*WRITTEN INSTRUCTION:*
The lines from the beginning of the records below through the one holding "import pandas as pd" are to be copied exactly; leave the pictures out.

*SOURCE RECORDS:*
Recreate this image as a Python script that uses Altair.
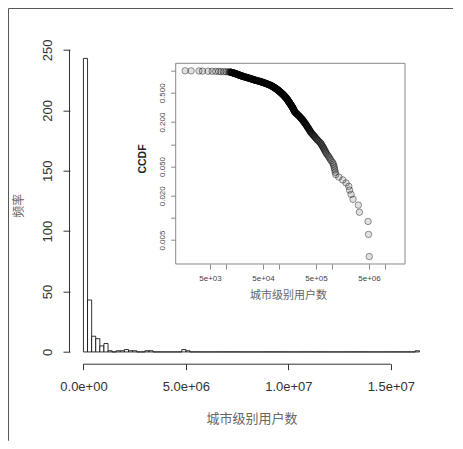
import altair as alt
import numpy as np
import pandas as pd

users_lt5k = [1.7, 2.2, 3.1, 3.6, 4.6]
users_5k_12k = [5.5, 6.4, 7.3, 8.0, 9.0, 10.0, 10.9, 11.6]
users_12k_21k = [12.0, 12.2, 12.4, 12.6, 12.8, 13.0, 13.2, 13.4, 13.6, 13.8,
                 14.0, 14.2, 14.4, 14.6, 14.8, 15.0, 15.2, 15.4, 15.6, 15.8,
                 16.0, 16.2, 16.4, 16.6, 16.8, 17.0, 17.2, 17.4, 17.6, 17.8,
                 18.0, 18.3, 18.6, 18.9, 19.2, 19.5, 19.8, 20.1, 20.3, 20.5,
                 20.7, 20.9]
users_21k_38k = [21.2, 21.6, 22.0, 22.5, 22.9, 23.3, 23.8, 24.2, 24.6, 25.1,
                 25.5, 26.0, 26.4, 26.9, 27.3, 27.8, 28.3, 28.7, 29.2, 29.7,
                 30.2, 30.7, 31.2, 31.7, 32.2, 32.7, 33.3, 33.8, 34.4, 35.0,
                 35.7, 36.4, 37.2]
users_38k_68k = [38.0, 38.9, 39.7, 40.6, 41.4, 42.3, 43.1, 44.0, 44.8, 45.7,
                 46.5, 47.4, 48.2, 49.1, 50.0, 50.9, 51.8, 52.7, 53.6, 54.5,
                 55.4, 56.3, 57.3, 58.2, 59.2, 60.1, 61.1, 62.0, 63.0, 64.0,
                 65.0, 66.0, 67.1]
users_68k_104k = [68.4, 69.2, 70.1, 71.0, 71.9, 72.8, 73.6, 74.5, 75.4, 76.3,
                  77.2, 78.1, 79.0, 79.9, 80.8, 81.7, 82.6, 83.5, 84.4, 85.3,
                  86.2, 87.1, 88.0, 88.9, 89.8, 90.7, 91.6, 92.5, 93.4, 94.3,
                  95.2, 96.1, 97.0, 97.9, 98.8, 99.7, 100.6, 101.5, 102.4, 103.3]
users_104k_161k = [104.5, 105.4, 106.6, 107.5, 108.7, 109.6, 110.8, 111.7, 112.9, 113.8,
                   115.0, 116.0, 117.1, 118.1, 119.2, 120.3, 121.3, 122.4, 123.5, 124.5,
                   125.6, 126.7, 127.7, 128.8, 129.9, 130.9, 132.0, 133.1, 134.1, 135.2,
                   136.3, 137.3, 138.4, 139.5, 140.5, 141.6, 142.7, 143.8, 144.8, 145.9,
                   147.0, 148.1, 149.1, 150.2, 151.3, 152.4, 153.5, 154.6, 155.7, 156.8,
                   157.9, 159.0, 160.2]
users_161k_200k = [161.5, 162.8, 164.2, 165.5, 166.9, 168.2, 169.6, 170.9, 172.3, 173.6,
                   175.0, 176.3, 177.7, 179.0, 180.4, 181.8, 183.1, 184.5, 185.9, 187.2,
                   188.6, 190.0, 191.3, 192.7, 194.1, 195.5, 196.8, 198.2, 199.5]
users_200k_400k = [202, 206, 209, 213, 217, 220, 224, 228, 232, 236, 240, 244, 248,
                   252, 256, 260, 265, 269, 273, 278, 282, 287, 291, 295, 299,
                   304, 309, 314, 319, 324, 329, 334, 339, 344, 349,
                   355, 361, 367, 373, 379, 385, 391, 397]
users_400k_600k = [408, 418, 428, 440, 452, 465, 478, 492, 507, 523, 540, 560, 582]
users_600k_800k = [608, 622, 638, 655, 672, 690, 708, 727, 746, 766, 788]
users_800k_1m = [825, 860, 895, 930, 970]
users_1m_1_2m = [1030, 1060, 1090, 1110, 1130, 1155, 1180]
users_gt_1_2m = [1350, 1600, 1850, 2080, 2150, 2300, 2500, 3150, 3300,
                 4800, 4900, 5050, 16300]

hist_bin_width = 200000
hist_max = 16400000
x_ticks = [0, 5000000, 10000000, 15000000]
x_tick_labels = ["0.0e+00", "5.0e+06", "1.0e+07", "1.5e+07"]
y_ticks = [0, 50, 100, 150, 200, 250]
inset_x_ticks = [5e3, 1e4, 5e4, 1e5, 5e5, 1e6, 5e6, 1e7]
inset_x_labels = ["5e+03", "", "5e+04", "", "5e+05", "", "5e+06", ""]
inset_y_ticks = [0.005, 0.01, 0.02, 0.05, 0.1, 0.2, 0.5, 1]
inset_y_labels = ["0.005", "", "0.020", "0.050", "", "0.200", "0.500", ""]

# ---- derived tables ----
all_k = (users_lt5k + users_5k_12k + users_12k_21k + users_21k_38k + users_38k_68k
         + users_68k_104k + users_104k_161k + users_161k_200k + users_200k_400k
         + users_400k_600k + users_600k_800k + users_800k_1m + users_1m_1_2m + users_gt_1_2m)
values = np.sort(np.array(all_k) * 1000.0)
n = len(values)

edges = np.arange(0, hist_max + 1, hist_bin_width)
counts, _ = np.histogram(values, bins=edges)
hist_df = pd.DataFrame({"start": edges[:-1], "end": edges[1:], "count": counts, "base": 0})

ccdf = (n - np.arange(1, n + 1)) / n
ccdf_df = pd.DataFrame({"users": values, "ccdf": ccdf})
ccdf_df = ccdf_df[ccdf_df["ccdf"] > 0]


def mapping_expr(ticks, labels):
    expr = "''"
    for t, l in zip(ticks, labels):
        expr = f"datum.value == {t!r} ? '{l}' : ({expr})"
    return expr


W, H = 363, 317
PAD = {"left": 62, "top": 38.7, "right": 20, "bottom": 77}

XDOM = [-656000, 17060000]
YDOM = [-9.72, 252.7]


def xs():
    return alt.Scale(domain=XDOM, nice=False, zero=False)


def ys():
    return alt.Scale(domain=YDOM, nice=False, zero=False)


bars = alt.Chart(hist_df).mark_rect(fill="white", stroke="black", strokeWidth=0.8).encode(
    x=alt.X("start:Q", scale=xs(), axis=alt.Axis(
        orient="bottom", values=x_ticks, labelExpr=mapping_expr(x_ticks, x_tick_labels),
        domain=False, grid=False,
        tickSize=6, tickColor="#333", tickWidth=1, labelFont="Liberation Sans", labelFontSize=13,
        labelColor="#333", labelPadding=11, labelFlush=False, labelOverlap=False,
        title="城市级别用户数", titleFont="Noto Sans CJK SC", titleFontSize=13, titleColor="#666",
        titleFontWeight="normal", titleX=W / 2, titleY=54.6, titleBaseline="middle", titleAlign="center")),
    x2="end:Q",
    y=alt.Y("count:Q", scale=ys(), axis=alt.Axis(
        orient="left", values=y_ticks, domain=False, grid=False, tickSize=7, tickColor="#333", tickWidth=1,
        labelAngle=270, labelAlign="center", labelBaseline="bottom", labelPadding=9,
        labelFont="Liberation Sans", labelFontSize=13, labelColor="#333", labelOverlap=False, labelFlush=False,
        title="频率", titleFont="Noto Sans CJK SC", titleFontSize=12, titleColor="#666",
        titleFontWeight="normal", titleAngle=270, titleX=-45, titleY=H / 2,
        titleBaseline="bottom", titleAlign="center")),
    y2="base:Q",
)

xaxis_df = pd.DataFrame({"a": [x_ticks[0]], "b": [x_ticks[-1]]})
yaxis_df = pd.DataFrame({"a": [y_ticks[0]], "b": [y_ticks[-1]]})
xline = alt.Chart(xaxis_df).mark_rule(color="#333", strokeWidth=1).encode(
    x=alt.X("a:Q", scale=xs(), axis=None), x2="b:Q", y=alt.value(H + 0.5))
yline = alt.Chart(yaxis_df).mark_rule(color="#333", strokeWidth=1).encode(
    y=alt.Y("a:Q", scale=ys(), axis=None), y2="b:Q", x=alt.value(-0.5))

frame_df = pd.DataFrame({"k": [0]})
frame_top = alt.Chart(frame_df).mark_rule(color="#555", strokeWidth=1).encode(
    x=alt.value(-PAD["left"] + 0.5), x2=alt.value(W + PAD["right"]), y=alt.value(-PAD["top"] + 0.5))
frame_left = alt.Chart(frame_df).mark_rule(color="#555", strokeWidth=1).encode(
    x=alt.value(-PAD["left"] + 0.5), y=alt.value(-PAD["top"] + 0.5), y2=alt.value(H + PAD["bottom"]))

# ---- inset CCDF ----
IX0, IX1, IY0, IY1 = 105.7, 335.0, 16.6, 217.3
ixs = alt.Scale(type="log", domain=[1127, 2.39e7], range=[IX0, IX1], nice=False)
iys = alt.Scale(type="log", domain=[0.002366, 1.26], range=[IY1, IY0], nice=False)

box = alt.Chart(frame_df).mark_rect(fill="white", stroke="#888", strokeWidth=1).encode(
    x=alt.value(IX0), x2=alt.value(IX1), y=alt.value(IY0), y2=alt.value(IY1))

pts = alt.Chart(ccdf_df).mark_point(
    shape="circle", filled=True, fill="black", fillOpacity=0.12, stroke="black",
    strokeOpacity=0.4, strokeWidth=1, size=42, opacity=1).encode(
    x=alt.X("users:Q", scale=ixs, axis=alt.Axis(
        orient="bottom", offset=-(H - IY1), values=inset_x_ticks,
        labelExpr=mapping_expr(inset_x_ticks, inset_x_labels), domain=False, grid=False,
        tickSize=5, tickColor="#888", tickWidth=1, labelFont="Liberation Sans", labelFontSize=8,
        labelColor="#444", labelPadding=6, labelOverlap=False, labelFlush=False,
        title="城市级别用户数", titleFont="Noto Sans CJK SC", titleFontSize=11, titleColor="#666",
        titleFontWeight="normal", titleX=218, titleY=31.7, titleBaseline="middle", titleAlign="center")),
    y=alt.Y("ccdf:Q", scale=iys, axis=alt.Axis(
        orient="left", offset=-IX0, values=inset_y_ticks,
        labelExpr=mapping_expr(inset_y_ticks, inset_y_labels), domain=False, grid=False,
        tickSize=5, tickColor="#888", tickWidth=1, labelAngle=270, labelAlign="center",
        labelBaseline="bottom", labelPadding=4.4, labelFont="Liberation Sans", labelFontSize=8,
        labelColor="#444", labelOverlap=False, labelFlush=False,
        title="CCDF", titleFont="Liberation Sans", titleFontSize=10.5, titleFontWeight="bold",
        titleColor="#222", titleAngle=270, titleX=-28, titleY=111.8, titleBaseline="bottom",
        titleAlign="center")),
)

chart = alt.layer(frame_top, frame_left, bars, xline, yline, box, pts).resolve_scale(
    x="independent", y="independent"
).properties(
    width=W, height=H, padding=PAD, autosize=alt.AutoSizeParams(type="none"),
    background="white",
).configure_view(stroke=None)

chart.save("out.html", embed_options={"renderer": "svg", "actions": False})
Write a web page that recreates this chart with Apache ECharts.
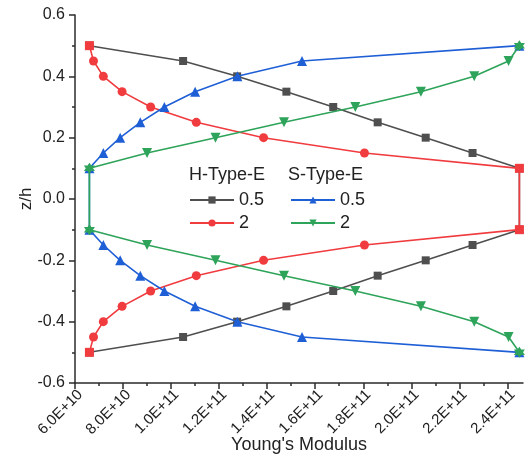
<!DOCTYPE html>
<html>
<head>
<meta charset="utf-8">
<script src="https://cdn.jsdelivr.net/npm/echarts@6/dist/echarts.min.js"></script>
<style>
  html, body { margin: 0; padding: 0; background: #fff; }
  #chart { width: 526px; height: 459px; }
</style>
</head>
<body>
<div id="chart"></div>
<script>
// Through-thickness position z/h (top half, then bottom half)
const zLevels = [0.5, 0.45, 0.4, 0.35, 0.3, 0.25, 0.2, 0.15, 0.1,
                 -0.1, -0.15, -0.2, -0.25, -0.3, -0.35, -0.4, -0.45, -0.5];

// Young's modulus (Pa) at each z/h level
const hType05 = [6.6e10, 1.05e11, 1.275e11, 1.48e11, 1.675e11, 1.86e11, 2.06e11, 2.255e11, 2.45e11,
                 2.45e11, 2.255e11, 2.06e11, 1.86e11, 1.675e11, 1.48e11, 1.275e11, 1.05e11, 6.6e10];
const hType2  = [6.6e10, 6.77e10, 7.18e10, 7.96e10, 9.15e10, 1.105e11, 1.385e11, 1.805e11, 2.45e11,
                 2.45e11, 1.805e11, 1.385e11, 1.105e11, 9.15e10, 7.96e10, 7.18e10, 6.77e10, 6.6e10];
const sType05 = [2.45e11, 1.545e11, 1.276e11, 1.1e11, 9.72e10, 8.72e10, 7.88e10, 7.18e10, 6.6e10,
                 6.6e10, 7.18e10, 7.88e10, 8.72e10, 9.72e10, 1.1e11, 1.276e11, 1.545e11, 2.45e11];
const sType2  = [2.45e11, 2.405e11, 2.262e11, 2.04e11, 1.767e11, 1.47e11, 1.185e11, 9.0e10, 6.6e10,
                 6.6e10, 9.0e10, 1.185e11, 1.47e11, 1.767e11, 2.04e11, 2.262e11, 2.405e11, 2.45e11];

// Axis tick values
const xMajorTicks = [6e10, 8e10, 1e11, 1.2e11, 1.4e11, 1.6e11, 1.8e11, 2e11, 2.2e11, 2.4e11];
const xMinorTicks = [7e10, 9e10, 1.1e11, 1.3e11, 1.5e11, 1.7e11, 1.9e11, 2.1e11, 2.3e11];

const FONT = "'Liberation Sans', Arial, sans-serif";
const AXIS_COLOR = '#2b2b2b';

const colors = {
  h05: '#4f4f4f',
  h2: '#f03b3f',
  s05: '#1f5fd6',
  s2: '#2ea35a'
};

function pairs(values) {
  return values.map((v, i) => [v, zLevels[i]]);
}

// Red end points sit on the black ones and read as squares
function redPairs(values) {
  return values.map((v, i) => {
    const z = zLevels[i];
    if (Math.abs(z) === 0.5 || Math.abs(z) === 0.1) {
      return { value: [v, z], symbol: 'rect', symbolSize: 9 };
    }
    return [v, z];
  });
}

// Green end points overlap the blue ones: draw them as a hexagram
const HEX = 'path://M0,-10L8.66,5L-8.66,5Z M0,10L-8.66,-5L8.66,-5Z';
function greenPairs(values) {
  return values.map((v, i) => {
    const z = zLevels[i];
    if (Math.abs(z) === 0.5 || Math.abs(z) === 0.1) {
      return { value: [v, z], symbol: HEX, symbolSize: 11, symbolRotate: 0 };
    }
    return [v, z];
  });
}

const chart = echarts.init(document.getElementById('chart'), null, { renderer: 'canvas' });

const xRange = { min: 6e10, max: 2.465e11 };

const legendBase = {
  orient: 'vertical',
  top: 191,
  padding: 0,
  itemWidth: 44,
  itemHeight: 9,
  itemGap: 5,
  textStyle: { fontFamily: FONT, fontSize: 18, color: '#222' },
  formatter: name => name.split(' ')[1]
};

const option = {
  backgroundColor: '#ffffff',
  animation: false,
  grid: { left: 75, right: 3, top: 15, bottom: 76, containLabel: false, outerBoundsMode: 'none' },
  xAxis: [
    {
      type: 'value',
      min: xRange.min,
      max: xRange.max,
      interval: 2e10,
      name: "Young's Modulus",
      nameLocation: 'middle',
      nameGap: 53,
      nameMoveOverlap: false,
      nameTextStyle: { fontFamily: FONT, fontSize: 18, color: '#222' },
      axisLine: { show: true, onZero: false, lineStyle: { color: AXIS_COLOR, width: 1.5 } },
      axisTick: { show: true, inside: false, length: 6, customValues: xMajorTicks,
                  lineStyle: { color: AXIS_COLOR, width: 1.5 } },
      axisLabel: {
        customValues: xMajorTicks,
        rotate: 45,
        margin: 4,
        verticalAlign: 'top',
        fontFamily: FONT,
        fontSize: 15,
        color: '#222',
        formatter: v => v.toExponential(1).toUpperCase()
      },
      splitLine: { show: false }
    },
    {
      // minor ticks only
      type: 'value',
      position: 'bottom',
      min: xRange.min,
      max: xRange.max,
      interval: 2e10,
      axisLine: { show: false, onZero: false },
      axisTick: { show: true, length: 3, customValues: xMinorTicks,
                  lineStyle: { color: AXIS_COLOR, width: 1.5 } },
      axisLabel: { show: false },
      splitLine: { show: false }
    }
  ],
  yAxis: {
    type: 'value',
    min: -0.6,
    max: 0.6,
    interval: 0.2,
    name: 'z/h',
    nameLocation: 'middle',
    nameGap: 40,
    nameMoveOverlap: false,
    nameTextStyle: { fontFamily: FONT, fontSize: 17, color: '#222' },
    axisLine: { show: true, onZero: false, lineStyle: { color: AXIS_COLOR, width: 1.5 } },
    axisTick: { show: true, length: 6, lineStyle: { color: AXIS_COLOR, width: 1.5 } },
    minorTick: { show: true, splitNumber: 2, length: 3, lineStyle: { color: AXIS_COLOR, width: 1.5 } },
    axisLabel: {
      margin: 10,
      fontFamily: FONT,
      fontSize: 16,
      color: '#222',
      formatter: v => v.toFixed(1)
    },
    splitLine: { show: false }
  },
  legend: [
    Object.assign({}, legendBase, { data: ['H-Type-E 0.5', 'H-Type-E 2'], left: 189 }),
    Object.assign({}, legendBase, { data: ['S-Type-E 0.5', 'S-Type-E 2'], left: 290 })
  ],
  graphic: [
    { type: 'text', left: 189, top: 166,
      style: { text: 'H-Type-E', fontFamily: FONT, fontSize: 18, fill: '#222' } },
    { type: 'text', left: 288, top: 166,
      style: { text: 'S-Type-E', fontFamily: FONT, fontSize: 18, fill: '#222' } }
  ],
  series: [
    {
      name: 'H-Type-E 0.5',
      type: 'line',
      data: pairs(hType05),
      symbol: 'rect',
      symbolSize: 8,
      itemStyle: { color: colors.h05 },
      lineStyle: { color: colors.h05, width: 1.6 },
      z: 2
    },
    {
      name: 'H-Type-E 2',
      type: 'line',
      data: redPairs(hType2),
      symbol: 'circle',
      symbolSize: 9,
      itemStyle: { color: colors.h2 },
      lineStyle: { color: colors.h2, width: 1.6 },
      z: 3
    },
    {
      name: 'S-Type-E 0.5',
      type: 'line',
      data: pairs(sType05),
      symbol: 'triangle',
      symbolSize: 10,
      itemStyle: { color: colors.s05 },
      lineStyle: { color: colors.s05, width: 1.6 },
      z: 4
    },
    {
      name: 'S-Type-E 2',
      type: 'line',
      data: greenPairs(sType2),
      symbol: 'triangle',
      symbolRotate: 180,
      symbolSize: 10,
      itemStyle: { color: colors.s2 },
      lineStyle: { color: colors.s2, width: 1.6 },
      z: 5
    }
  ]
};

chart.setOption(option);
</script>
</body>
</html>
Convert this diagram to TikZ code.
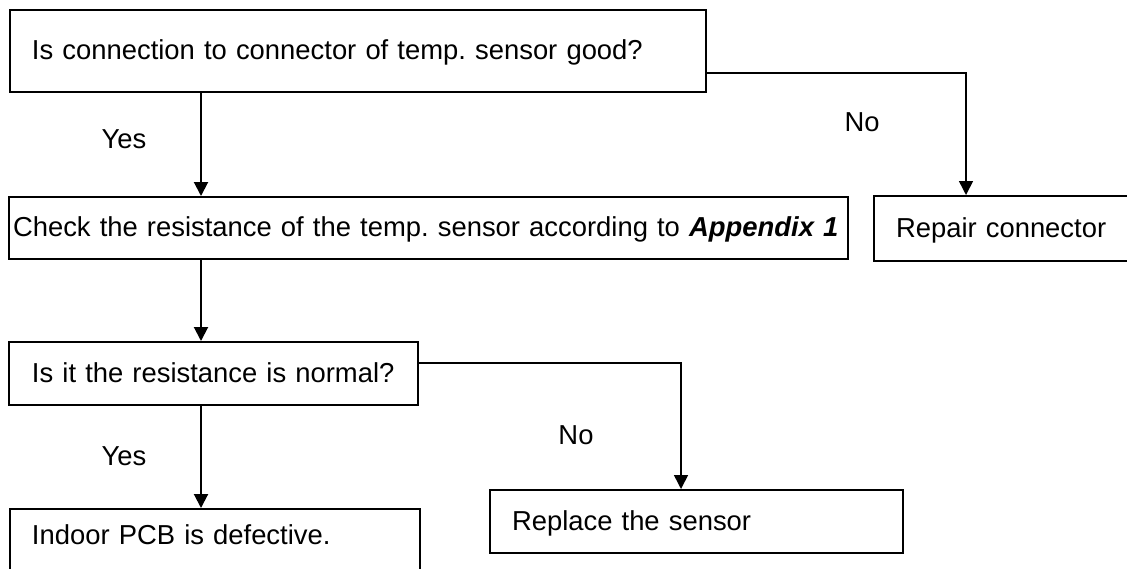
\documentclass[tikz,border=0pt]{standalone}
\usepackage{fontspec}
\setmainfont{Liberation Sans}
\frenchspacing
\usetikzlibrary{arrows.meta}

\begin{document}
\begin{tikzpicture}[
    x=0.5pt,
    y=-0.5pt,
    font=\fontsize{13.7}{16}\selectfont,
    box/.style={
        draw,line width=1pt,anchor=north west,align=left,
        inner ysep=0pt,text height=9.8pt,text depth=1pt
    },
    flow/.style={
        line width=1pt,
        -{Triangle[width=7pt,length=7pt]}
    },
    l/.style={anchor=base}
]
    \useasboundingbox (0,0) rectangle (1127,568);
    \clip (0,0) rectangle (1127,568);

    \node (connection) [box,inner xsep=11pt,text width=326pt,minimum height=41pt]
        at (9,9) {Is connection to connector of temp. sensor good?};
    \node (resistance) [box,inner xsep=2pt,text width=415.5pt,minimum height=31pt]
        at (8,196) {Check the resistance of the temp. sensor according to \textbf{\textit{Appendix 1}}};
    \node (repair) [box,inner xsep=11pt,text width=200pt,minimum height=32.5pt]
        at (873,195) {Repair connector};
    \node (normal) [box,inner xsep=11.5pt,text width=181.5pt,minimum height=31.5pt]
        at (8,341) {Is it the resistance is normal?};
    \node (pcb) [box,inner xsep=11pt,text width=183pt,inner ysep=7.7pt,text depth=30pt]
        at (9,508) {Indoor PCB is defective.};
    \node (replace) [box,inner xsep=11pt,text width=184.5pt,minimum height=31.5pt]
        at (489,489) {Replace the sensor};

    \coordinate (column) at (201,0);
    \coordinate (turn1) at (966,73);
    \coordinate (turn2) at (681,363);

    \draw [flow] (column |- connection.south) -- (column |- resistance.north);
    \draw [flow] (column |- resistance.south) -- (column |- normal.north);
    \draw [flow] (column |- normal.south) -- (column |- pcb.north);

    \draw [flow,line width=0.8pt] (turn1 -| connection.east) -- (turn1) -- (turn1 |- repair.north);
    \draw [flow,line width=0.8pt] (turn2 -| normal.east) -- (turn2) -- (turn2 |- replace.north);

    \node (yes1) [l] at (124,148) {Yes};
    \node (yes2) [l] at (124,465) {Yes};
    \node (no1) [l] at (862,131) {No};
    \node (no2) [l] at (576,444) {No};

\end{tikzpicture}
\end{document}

*RESULT OF THE EXERCISE:*
Recreate this image as a Python script that uses Altair.
import altair as alt
import numpy as np
import pandas as pd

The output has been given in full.